Billionaire X owner Elon Musk told the EC that the platform would comply with the DSA, Reuters reported in October 2022. One of the law’s main priorities is the “mitigation of systemic risks, such as manipulation or disinformation,” according to the EC.

“Thierry Breton’s censorial letters are part of a deeply concerning global pattern where the practice of ‘jawboning’ is being institutionalized and where unelected public officials are appointed grand inquisitors of cyberspace with powers to censor content they deem undesirable, even when the content may not be unlawful,” Justitia CEO Jacob Mchangama told the DCNF.

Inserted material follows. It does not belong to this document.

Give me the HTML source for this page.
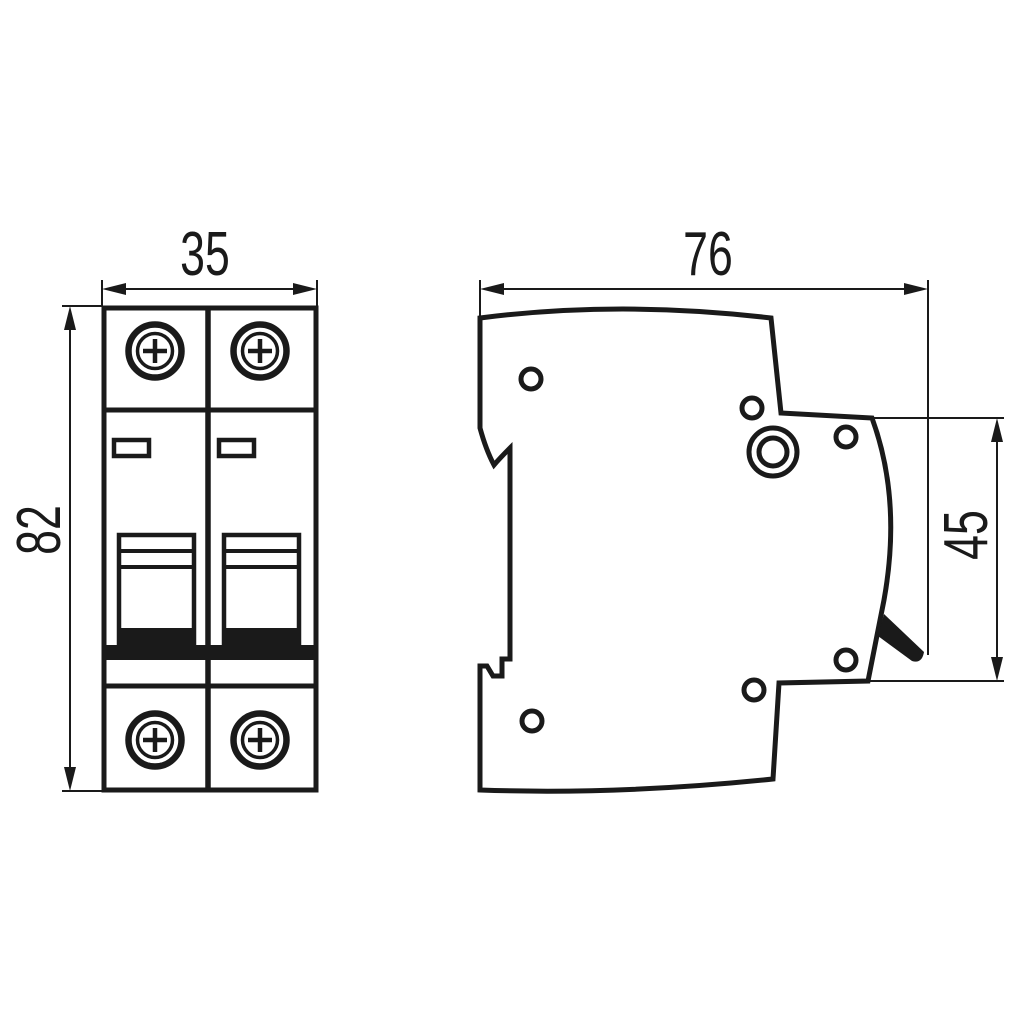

“The DSA is a law for the European Single Market, it has no extraterritorial effect, it does not apply in the U.S.,” EC Spokesman Johannes Bahrke told the DCNF. “Also: the DSA is not about censorship, to the contrary, it includes important safeguards to preserve the freedom of expression and avoid over-removal.”

X, YouTube, Meta and TikTok did not respond to the DCNF’s requests for comment.